Für die Beurteilung eines Kunstwerks spielt die Zeit, in der es hergestellt worden ist, keine Rolle. Ich kann mich nicht hinsetzen und sagen: So, jetzt möchte ich eine Idee haben, möglichst eine Romanidee. Ich kann aber sagen, ich setze mich jeden Tag an meinen Computer und versuche zu schreiben. Oft aber reihe ich dann Satz an Satz, ohne dass ich selbst weiß, wohin das führen soll. Mitunter gelingt nicht mal das. Gar nicht so selten aber fällt mir in den fünf Minuten, nachdem ich den Computer ausgeschaltet habe und nach Hause gehe, gerade das ein, was ich brauche, um aus dem Geschreibe eine Geschichte, ein Kapitel, einen Artikel zu machen. Da arbeitet etwas in mir, das ich nicht steuern kann. Doch wehe, ich spekuliere auf das Wunder...
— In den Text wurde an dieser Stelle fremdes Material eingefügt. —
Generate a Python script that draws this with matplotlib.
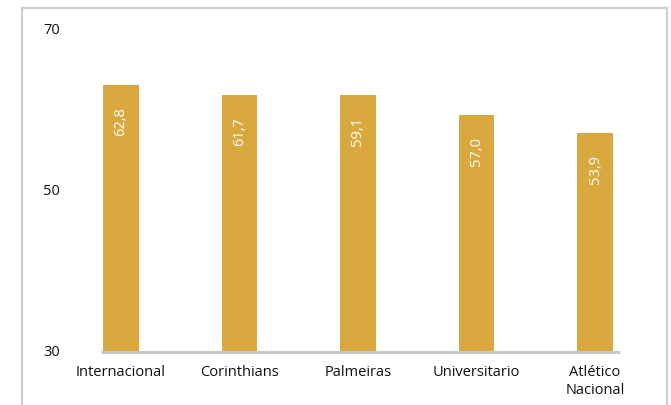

Ich bin nie stolz auf ein Buch gewesen, weil ich nie das Gefühl hatte, es wäre mein Verdienst gewesen, dass es zustande gekommen ist. Ich kann mich dafür loben lassen, dass ich brav ausgeharrt und mich Tag für Tag an meinen Schreibtisch gesetzt habe, dafür, weder mich noch diejenigen geschont zu haben, die mit mir leben. Das Eigentliche an einem Buch aber erscheint mir als glücklicher Zufall, als Geschenk.
Intensität, so glaube ich, ist etwas, das einem zu Teil wird, das sich einstellt. Ich meine das in einem ganz irdischen Sinn. Es sind die glücklichen Augenblicke, in denen man plötzlich etwas sieht und versteht, in denen etwas evident wird – ein Gedanke, der das Leben verändert oder die Idee für ein Buch.
Intensität ist für mich das, was man früher vielleicht einen Zustand der Gnade genannt hat. Doch wenn man ihn ergreifen will, hat man ihn schon verfehlt.